Here the cattle come in black and white, ginger, chocolate brown and off-white, much the same shade as the sheep. Along the narrow roads, many no more than 6-feet wide, pheasants abound, scuttling down the winding lanes bordered by hedges and stone walls.
This area, not far from the border of England and Wales is where my mother’s family originated. Both languages appear on signage listing names of villages, rivers, churches, historical and scenic sites.
A double LL is common, as in LLanarmon. The double LL is pronounced like a “CL,” a fact I was gently reminded of when I botched the pronunciation when talking to a family member at a party for Kenneth, mother’s cousin who celebrated his 90th birthday at the hotel on Sunday. It was quite a party — marvelous food and laughs, and lots of introductions as Spark and I met people I’d only heard Mother talk about over the years.
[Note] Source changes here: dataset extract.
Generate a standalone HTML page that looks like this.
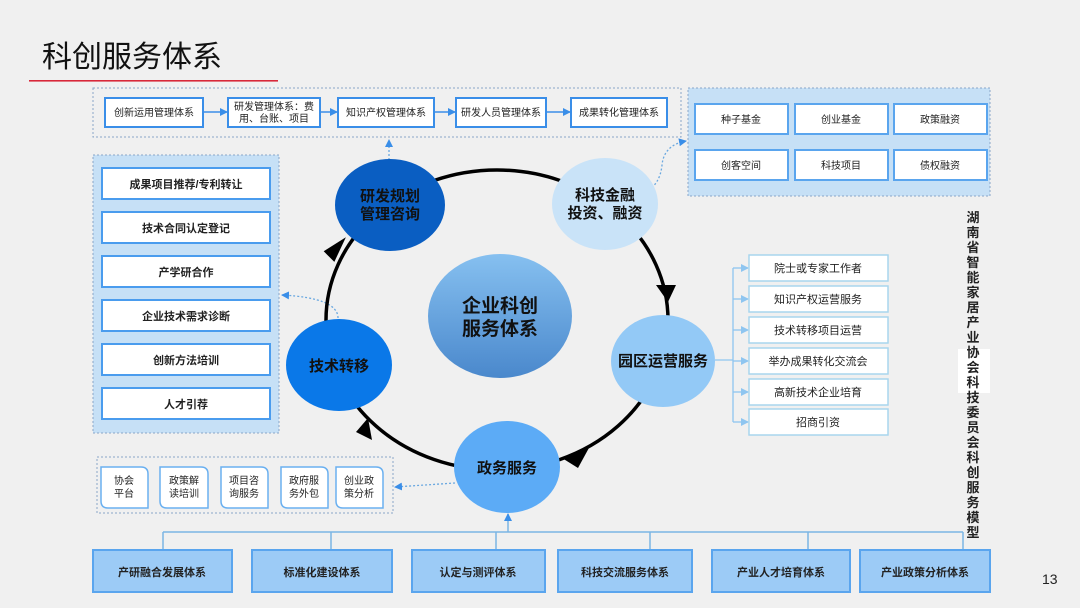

Monday our tour guide was 16-year-old Sarah. While she deftly directed, Spark drove to an area landmark, one of Wales’ Seven Wonders, a waterfall with a 240-foot drop. Then it was on to a market town for lunch, and a tour of Sarah’s boarding school, located on beautiful, stately grounds.
When I asked if it was stuffy, she said if a student acted that way, they’d have the “Mickey taken out of them,” yet another quaint expression. We’re hearing and seeing lots of those—like “No fouling,” on a sign up the street which warns folks not to let their dogs poo on the premises, and a highway sign giving notice that the “crawler lane” was about to end.
That will be the lane we’ll live in tomorrow when we leave the valley and drive two hours south to Hay on Wye, a village known for its bookstores and literary festival. In Hay, I’m going to interview the Welsh author of “The Last Dragon Slayer,” a past Book Buzz Pick. It’s the first in a series by Jasper Fforde, and a favorite of mine.
After the interview, we’ll drive another two hours south for a three-night stay near the Pembrokeshire Coast where we plan on walking a portion of the seaside trail that borders South Wales. Then it’s on to Tavistock in Devon for a week, near where “Warhorse” was filmed.
There are so many sites yet to see, but it’s a certainty that the hamlet of Llanarmon and the West Arms will remain close to our hearts, as will our newfound family members, friends we hope to soon welcome back to the U.S.